Speakers addressed the living conditions of refugees, many of whom are in Mauritania, living in the midst of some of the most impoverished communities in the Sahel who are themselves still recovering from a food crisis. Most are near the border but are being pushed into moving further inland, which raises additional issues to do with the refugees wanting to retain their cattle. The UN’s ability to work with pastoralists has been flagged as one of the key areas for improvement in the UN regional response to the food and nutrition crisis.
Additionally, there are a range of protection concerns for refugees in Mauritania. Some armed groups are recruiting in the camps and cultural practices relating to slavery still persist. Refugees are resisting efforts to provide assistance to individual heads of households and are requesting for assistance to be provided through elders. Access to education for refugees across the region is also patchy, and represents a lost opportunity. Ultimately it is also clear that refugees in Mauritania will not return until there is lasting, credible peace. Many have been refugees too many times over the last few decades to be easily convinced that the area is safe and secure.
The question of whether greater regional involvement in the military intervention would improve the situation was put to the panellists. David Gressly remarked that in contingency planning regional military involvement emerged as being likely to have very negative consequences but that it was hard to know what the actual consequences of any decision would be in the current conflict. Swift concurred, remarking that only the Chadian forces are trained for the conditions in Mali and that Nigerian forces have been implicated in serious human rights abuses in Northern Nigeria. If there was military intervention by West African troops, Boutin remarked that there were would be a clear role for the international community in issuing and enforcing clear directives on human rights as well as establishing protocols and coordination so that child soldiers are handled appropriately. The humanitarian community should be vocal in defining a protection of civilians mandate especially as it is likely that troops may commit violations as well. Lastly, humanitarians should advocate that troops should not to get involved in humanitarian assistance. Several panellists also agreed that human rights monitors – of which there are only two, located in Bamako, rather than the North – are too few to be effective.
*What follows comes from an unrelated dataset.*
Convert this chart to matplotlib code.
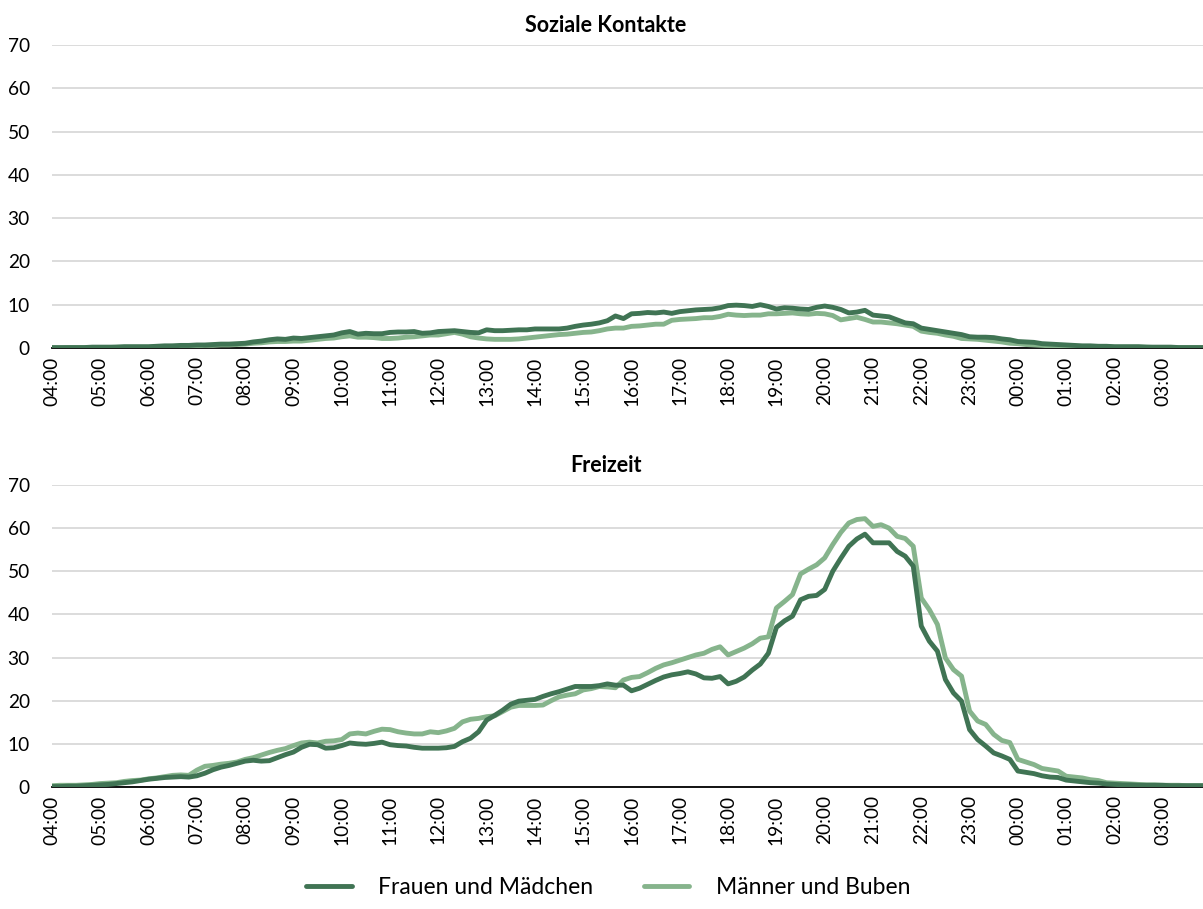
import matplotlib
matplotlib.use("Agg")
import matplotlib.pyplot as plt
import numpy as np

# 10-minute slots from 04:00 to 03:50
hour_labels = ["04:00", "05:00", "06:00", "07:00", "08:00", "09:00", "10:00", "11:00",
               "12:00", "13:00", "14:00", "15:00", "16:00", "17:00", "18:00", "19:00",
               "20:00", "21:00", "22:00", "23:00", "00:00", "01:00", "02:00", "03:00"]

series_names = ["Frauen und Mädchen", "Männer und Buben"]
panel_titles = ["Soziale Kontakte", "Freizeit"]

kontakte_frauen = [
    0.1, 0.1, 0.1, 0.1, 0.1, 0.2,
    0.2, 0.2, 0.2, 0.3, 0.3, 0.3,
    0.3, 0.4, 0.5, 0.5, 0.6, 0.6,
    0.7, 0.7, 0.8, 0.9, 0.9, 1.0,
    1.1, 1.4, 1.6, 1.9, 2.1, 2.0,
    2.3, 2.2, 2.4, 2.6, 2.8, 3.0,
    3.5, 3.8, 3.2, 3.4, 3.3, 3.3,
    3.6, 3.7, 3.7, 3.8, 3.4, 3.5,
    3.8, 3.9, 4.0, 3.8, 3.6, 3.5,
    4.2, 4.0, 4.0, 4.1, 4.2, 4.2,
    4.4, 4.4, 4.4, 4.4, 4.6, 5.0,
    5.3, 5.5, 5.8, 6.3, 7.4, 6.8,
    7.9, 8.0, 8.2, 8.1, 8.3, 8.0,
    8.4, 8.6, 8.8, 8.9, 9.0, 9.3,
    9.8, 9.9, 9.8, 9.6, 10.0, 9.6,
    9.0, 9.3, 9.2, 9.0, 8.9, 9.4,
    9.7, 9.4, 8.9, 8.1, 8.3, 8.7,
    7.6, 7.4, 7.2, 6.5, 5.8, 5.6,
    4.6, 4.3, 4.0, 3.7, 3.4, 3.1,
    2.6, 2.5, 2.5, 2.4, 2.1, 1.9,
    1.5, 1.4, 1.3, 1.0, 0.9, 0.8,
    0.7, 0.6, 0.5, 0.5, 0.4, 0.4,
    0.3, 0.3, 0.3, 0.3, 0.2, 0.2,
    0.2, 0.2, 0.1, 0.1, 0.1, 0.1,
]

kontakte_maenner = [
    0.0, 0.0, 0.1, 0.1, 0.1, 0.1,
    0.1, 0.1, 0.2, 0.2, 0.2, 0.2,
    0.2, 0.3, 0.3, 0.4, 0.4, 0.5,
    0.5, 0.6, 0.6, 0.7, 0.7, 0.8,
    0.9, 1.1, 1.2, 1.4, 1.5, 1.5,
    1.6, 1.6, 1.8, 2.0, 2.2, 2.3,
    2.6, 2.8, 2.5, 2.5, 2.4, 2.2,
    2.2, 2.3, 2.5, 2.6, 2.8, 3.0,
    3.0, 3.3, 3.6, 3.2, 2.6, 2.3,
    2.1, 2.0, 2.0, 2.0, 2.1, 2.3,
    2.5, 2.7, 2.9, 3.1, 3.2, 3.4,
    3.6, 3.7, 4.0, 4.4, 4.6, 4.6,
    5.0, 5.1, 5.3, 5.5, 5.5, 6.4,
    6.6, 6.7, 6.8, 7.0, 7.0, 7.3,
    7.8, 7.6, 7.5, 7.6, 7.6, 7.9,
    7.9, 8.0, 8.1, 7.9, 7.8, 8.0,
    7.9, 7.5, 6.5, 6.8, 7.1, 6.6,
    6.0, 6.0, 5.8, 5.6, 5.3, 5.0,
    3.9, 3.6, 3.4, 3.0, 2.7, 2.2,
    2.1, 2.0, 1.8, 1.6, 1.4, 1.1,
    1.0, 0.8, 0.7, 0.6, 0.5, 0.5,
    0.4, 0.4, 0.3, 0.3, 0.3, 0.3,
    0.2, 0.2, 0.2, 0.2, 0.2, 0.1,
    0.1, 0.1, 0.1, 0.1, 0.1, 0.1,
]

freizeit_frauen = [
    0.1, 0.1, 0.2, 0.2, 0.3, 0.4,
    0.5, 0.6, 0.8, 1.0, 1.2, 1.5,
    1.8, 2.0, 2.2, 2.3, 2.4, 2.3,
    2.6, 3.2, 4.0, 4.6, 5.0, 5.5,
    6.0, 6.2, 6.0, 6.1, 6.8, 7.5,
    8.1, 9.2, 9.9, 9.8, 9.0, 9.1,
    9.6, 10.2, 10.0, 9.9, 10.1, 10.4,
    9.8, 9.6, 9.5, 9.2, 9.0, 9.0,
    9.0, 9.1, 9.4, 10.5, 11.3, 12.8,
    15.5, 16.6, 17.8, 19.2, 19.9, 20.1,
    20.3, 21.0, 21.6, 22.1, 22.7, 23.3,
    23.3, 23.3, 23.5, 23.9, 23.6, 23.6,
    22.3, 22.9, 23.8, 24.7, 25.5, 26.0,
    26.3, 26.7, 26.2, 25.3, 25.2, 25.6,
    23.9, 24.5, 25.5, 27.1, 28.5, 31.0,
    37.0, 38.5, 39.6, 43.4, 44.2, 44.4,
    45.8, 50.0, 53.0, 55.8, 57.5, 58.6,
    56.6, 56.6, 56.6, 54.6, 53.5, 51.2,
    37.3, 33.8, 31.5, 24.9, 21.8, 19.9,
    13.3, 11.0, 9.5, 7.9, 7.2, 6.4,
    3.7, 3.4, 3.1, 2.6, 2.3, 2.2,
    1.6, 1.4, 1.2, 1.0, 0.9, 0.7,
    0.6, 0.5, 0.5, 0.4, 0.4, 0.4,
    0.4, 0.3, 0.3, 0.3, 0.3, 0.3,
]

freizeit_maenner = [
    0.3, 0.4, 0.4, 0.4, 0.5, 0.6,
    0.8, 0.9, 1.0, 1.3, 1.5, 1.6,
    1.9, 2.1, 2.4, 2.7, 2.8, 2.7,
    3.9, 4.8, 5.0, 5.3, 5.5, 5.8,
    6.4, 6.8, 7.4, 8.0, 8.5, 8.9,
    9.6, 10.2, 10.4, 10.2, 10.6, 10.7,
    11.0, 12.3, 12.5, 12.3, 12.9, 13.4,
    13.3, 12.8, 12.5, 12.3, 12.3, 12.8,
    12.6, 13.0, 13.6, 15.1, 15.7, 15.9,
    16.3, 16.5, 17.5, 18.5, 18.9, 18.9,
    18.9, 19.0, 20.0, 20.9, 21.3, 21.6,
    22.5, 22.8, 23.3, 23.2, 23.0, 24.8,
    25.4, 25.6, 26.5, 27.5, 28.3, 28.8,
    29.4, 30.0, 30.6, 31.0, 31.9, 32.5,
    30.6, 31.4, 32.2, 33.2, 34.5, 34.8,
    41.5, 43.0, 44.6, 49.4, 50.5, 51.5,
    53.1, 56.2, 59.0, 61.2, 62.0, 62.2,
    60.4, 60.8, 60.0, 58.1, 57.6, 55.8,
    43.8, 41.1, 37.7, 29.9, 27.2, 25.7,
    17.6, 15.3, 14.5, 12.2, 10.8, 10.3,
    6.4, 5.8, 5.2, 4.3, 4.0, 3.7,
    2.5, 2.3, 2.1, 1.7, 1.5, 1.0,
    0.9, 0.8, 0.7, 0.6, 0.5, 0.5,
    0.4, 0.4, 0.4, 0.3, 0.3, 0.3,
]

color_dark = "#407454"
color_light = "#86B48C"

plt.rcParams['font.family'] = ['Lato', 'DejaVu Sans']

W, H = 1203, 909
fig = plt.figure(figsize=(W / 100, H / 100), dpi=100)

def add_axes_px(left, top, right, bottom):
    return fig.add_axes([left / W, 1 - bottom / H, (right - left) / W, (bottom - top) / H])

ax_top = add_axes_px(52, 45, 1203, 348)
ax_bot = add_axes_px(52, 485, 1203, 787)

panels = [
    (ax_top, panel_titles[0], kontakte_frauen, kontakte_maenner, 25),
    (ax_bot, panel_titles[1], freizeit_frauen, freizeit_maenner, 465),
]

n = len(kontakte_frauen)
x = np.arange(n)

for ax, title, frauen, maenner, ty in panels:
    ax.plot(x, maenner, color=color_light, lw=3.5, solid_joinstyle='round',
            solid_capstyle='round', label=series_names[1], zorder=3)
    ax.plot(x, frauen, color=color_dark, lw=3.5, solid_joinstyle='round',
            solid_capstyle='round', label=series_names[0], zorder=4)
    ax.set_xlim(0, n - 1)
    ax.set_ylim(0, 70)
    ax.set_yticks(range(0, 71, 10))
    ax.set_xticks(np.arange(0, n, 6))
    ax.set_xticklabels(hour_labels, rotation=90, fontsize=13.8)
    ax.tick_params(axis='y', labelsize=13.8, length=0, pad=16)
    ax.tick_params(axis='x', length=0, pad=6)
    ax.grid(axis='y', color='#D9D9D9', lw=1.3)
    ax.set_axisbelow(True)
    for s in ['top', 'right', 'left']:
        ax.spines[s].set_visible(False)
    ax.spines['bottom'].set_color('black')
    ax.spines['bottom'].set_linewidth(1.3)
    ax.spines['bottom'].set_zorder(2)
    fig.text(606 / W, 1 - ty / H, title, fontsize=15.5, fontweight='bold',
             ha='center', va='center')

handles, labels = ax_bot.get_legend_handles_labels()
order = [1, 0]
fig.legend([handles[i] for i in order], [labels[i] for i in order],
           loc='center', bbox_to_anchor=(608 / W, 1 - 888 / H), ncol=2, frameon=False,
           fontsize=16.5, handlelength=2.0, columnspacing=2.2, handletextpad=1.15)

fig.savefig("out.png", dpi=100)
The discussion also covered communication with affected populations, which is currently carried out with mobile phones, but panellists noted that radios may be able to play larger role. External regional mediation was discouraged as being inappropriate as regional leaders could be seen as trying to manipulate actors on all sides for personal and economic reasons. The role of Malians themselves in these negotiations, including those who had been involved in previous peace deals, was underscored.
The discussion ended with cautions from the speakers about the fact that Mali was until recently portrayed as a development success, despite underlying disturbing trends. They also warned against a premature exit by the French troops who will be needed to address the security gap and prevent human rights abuses.